Karpov and the stolen manuscript
By mishanp on July 7, 2010

Former World Chess Champion Anatoly Karpov is engaged in a fierce battle for the FIDE Presidency, but in a recent interview he told Alexander Kochetkov of “Novye Izvestia” of a tribulation that befell him in the somewhat less cut-throat world of stamp collecting.

The interview consists mainly of standard questions and responses on chess politics that would be familiar to anyone who’s followed the campaign for FIDE President. To give an idea, the section I’ve translated includes Karpov’s post-election plans.
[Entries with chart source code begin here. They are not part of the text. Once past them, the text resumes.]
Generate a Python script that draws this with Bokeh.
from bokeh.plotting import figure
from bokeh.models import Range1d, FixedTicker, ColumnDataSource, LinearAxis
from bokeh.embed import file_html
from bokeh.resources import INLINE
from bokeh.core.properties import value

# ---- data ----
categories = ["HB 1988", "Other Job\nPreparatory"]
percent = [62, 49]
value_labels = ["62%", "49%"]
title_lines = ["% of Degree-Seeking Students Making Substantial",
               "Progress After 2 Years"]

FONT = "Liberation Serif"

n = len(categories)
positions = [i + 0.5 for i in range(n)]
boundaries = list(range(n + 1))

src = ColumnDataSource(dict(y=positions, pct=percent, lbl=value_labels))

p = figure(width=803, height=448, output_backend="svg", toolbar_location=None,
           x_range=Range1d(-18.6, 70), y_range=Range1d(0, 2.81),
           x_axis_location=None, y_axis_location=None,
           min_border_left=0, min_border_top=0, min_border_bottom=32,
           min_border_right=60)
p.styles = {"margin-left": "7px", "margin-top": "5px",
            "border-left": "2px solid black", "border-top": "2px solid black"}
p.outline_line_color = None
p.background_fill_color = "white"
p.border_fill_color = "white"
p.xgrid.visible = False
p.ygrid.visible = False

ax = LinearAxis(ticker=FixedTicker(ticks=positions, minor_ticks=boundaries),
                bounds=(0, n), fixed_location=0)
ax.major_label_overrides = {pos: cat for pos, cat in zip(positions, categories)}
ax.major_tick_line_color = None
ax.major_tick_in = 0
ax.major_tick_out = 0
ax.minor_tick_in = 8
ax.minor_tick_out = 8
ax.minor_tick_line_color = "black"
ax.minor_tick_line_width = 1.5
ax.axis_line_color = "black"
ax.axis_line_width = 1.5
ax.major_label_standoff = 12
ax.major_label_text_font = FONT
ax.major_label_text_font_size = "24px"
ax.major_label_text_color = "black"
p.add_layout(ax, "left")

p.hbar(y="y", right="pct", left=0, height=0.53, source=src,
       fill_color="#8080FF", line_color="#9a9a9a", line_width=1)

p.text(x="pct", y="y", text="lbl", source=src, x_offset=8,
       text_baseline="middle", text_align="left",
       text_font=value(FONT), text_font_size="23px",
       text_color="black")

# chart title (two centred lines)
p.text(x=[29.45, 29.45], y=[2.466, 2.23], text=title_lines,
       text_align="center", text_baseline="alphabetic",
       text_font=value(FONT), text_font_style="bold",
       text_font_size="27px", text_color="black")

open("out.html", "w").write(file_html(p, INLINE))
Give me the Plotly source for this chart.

When he mentions ”legal claims” he’s referring to his earlier comments in the interview that FIDE is wasting 10% of its budget on legal matters.

Then he goes on to mention the greatest players in chess history, which may again be familiar – he talks in much greater details about the champions in this interview, and mentioned the same top 5 on Russian TV. It’s noticeable that he remains sceptical about the players who followed himself and Kasparov, though in part it can perhaps be explained by the split in the chess world, and championship system, that came with the Kasparov-Short match in 1993.

Finally, it’s worth adding that when it comes to stamps the newspaper notes that by some estimations Karpov’s coin and stamp collection is worth $15 million…

Who do you consider the world’s greatest chess player? As far as I know you called the Cuban Capablanca your teacher…

I’d mention five surnames: Capablanca, Tal, Fischer, Kasparov and Karpov. Well, and you could add Alekhine, Lasker and Botvinnik to that list. And in general there were 13 fully valid World Champions, beginning with Steinitz and ending with Kasparov. Perhaps the Dutchman Euwe was weaker than the rest. So you almost end up with the 12 Apostles (laughs).